Originally launched by Michigan Ross Professor David Brophy and now organized and run by the Zell Lurie Institute for Entrepreneurial Studies, the Midwest Growth Capital Symposium began as an opportunity to showcase innovative Michigan ventures seeking funding and connect them with venture capitalists, angel investors, industry stakeholders, and leaders from across the nation.
Today, the Symposium provides a platform for pre-selected Midwest companies to present their business ideas and investment opportunities. These companies span various sectors, such as life sciences, healthcare, technology, food and agriculture, and energy. First held in 1980, the Symposium is the longest-running university-based venture fair of its kind, has gained recognition, and attracts attendees from across the country.

In 1999, former Michigan Ross finance faculty member Josh Coval co-authored a paper that is among the top 50 most-cited papers in finance. The paper shows one of the most intriguing patterns in individual behavior. The strong bias in favor of domestic securities is a well-documented characteristic of international investment portfolios, yet this paper shows that the preference for investing close to home also applies to portfolios of domestic stocks.
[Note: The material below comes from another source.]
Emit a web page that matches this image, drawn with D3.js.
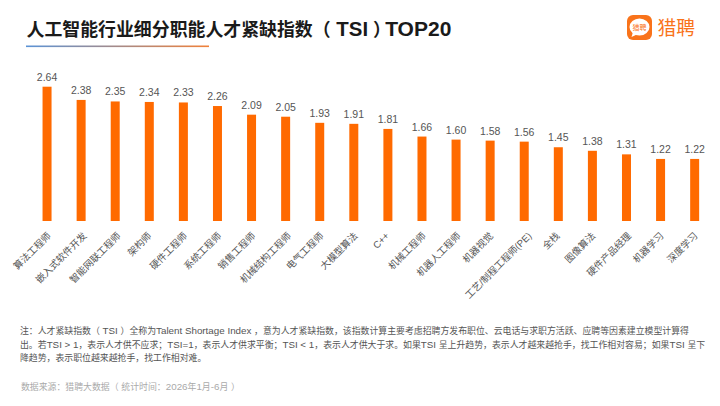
<!DOCTYPE html>
<html>
<head>
<meta charset="utf-8">
<script src="https://cdn.jsdelivr.net/npm/d3@7"></script>
<style>
html,body{margin:0;padding:0;background:#fff;}
svg{display:block;font-family:"Liberation Sans","Noto Sans CJK SC",sans-serif;}
</style>
</head>
<body>
<div id="chart"></div>
<script>
const titleText = "人工智能行业细分职能人才紧缺指数（ TSI ）TOP20";
const categories = ["算法工程师","嵌入式软件开发","智能网联工程师","架构师","硬件工程师","系统工程师","销售工程师","机械结构工程师","电气工程师","大模型算法","C++","机械工程师","机器人工程师","机器视觉","工艺/制程工程师(PE)","全栈","图像算法","硬件产品经理","机器学习","深度学习"];
const values = [2.64,2.38,2.35,2.34,2.33,2.26,2.09,2.05,1.93,1.91,1.81,1.66,1.60,1.58,1.56,1.45,1.38,1.31,1.22,1.22];
const noteLines = [
  "注：人才紧缺指数（ TSI ）全称为Talent Shortage Index ，意为人才紧缺指数，该指数计算主要考虑招聘方发布职位、云电话与求职方活跃、应聘等因素建立模型计算得",
  "出。若TSI > 1，表示人才供不应求；TSI=1，表示人才供求平衡；TSI < 1，表示人才供大于求。如果TSI 呈上升趋势，表示人才越来越抢手，找工作相对容易；如果TSI 呈下",
  "降趋势，表示职位越来越抢手，找工作相对难。"
];
const sourceText = "数据来源：猎聘大数据（ 统计时间：2026年1月-6月 ）";

// Latin runs are set larger than CJK runs so the two scripts look the same size.
function mixedRuns(sel, str, cjkSize, latinSize) {
  const runs = str.match(/[\x20-\x7e]+|[^\x20-\x7e]+/g);
  sel.selectAll("tspan").data(runs).join("tspan")
    .attr("xml:space","preserve")
    .attr("font-size", r => /^[\x20-\x7e]/.test(r) ? latinSize : cjkSize)
    .text(r => r);
}

const svg = d3.select("#chart").append("svg").attr("width",720).attr("height",406);
svg.style("white-space","pre");

const grad = svg.append("defs").append("linearGradient").attr("id","rule");
grad.append("stop").attr("offset","0%").attr("stop-color","#5b93d6");
grad.append("stop").attr("offset","100%").attr("stop-color","#f0813a");

const title = svg.append("text").attr("x",26.5).attr("y",36)
  .attr("font-weight",700).attr("fill","#1a1a1a")
  .call(mixedRuns, titleText, 17.9, 20.4);
// The closing bracket sets proportionally; TOP20 runs slightly larger after it.
title.selectAll("tspan").filter((d,i)=>i===2).style("font-feature-settings",'"palt"');
title.selectAll("tspan").filter((d,i)=>i===3).attr("font-size",21).attr("dx",2.5);
svg.append("rect").attr("x",26).attr("y",45.5).attr("width",183).attr("height",1.6).attr("fill","url(#rule)");

// Brand mark: rounded tile, speech bubble and wordmark
const logo = svg.append("g");
logo.append("rect").attr("x",627).attr("y",15).attr("width",25).attr("height",25).attr("rx",6).attr("fill","#f9731a");
logo.append("ellipse").attr("cx",639.5).attr("cy",27).attr("rx",10).attr("ry",8.6).attr("fill","#fff");
logo.append("path").attr("d","M633 32 L631.5 37 L638 34 Z").attr("fill","#fff");
logo.append("text").attr("x",639.5).attr("y",30).attr("text-anchor","middle")
  .attr("font-size",7).attr("fill","#f9731a").text("猎聘");
logo.append("text").attr("x",657.5).attr("y",34.5).attr("font-size",18.8).attr("fill","#f9731a").text("猎聘");

const x = d3.scaleBand().domain(categories).range([30,711.7]).paddingInner(0.736).paddingOuter(0.368);
const y = d3.scaleLinear().domain([0,2.64]).range([221,86.7]);

svg.append("g").selectAll("rect").data(values).join("rect")
  .attr("x",(d,i)=>x(categories[i]))
  .attr("y",d=>y(d))
  .attr("width",x.bandwidth())
  .attr("height",d=>y(0)-y(d))
  .attr("fill","#ff6a00");

svg.append("g").selectAll("text").data(values).join("text")
  .attr("x",(d,i)=>x(categories[i])+x.bandwidth()/2)
  .attr("y",d=>y(d)-6)
  .attr("text-anchor","middle").attr("font-size",10.5).attr("fill","#555")
  .text(d=>d.toFixed(2));

const axis = svg.append("g").attr("transform","translate(0,221)")
  .call(d3.axisBottom(x).tickSize(0).tickPadding(0));
axis.select(".domain").remove();
axis.selectAll("text")
  .attr("font-size",9.6).attr("fill","#555")
  .attr("font-family",'"Liberation Sans","Noto Sans CJK SC",sans-serif')
  .attr("text-anchor","end").attr("y",0).attr("dy","0.35em")
  // Longer labels reach slightly further right of their bar.
  .attr("transform",function(){
    const len = this.getComputedTextLength();
    return `translate(${0.085*len-2},13) rotate(-45)`;
  });

svg.append("g").selectAll("text").data(noteLines).join("text")
  .attr("x",20).attr("y",(d,i)=>334+i*13.5)
  .attr("fill","#555")
  .each(function(d){ d3.select(this).call(mixedRuns, d, 8.88, 9.8); });

svg.append("text").attr("x",21).attr("y",390).attr("fill","#aaa")
  .call(mixedRuns, sourceText, 8.88, 9.8);
</script>
</body>
</html>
Specifically, U.S. investment managers strongly prefer locally headquartered firms, particularly small, highly leveraged firms that produce nontraded goods. These results suggest that asymmetric information between local and non-local investors may drive the preference for geographically proximate investments, and the relation between investment proximity and firm size and leverage may shed light on several well-documented asset pricing anomalies.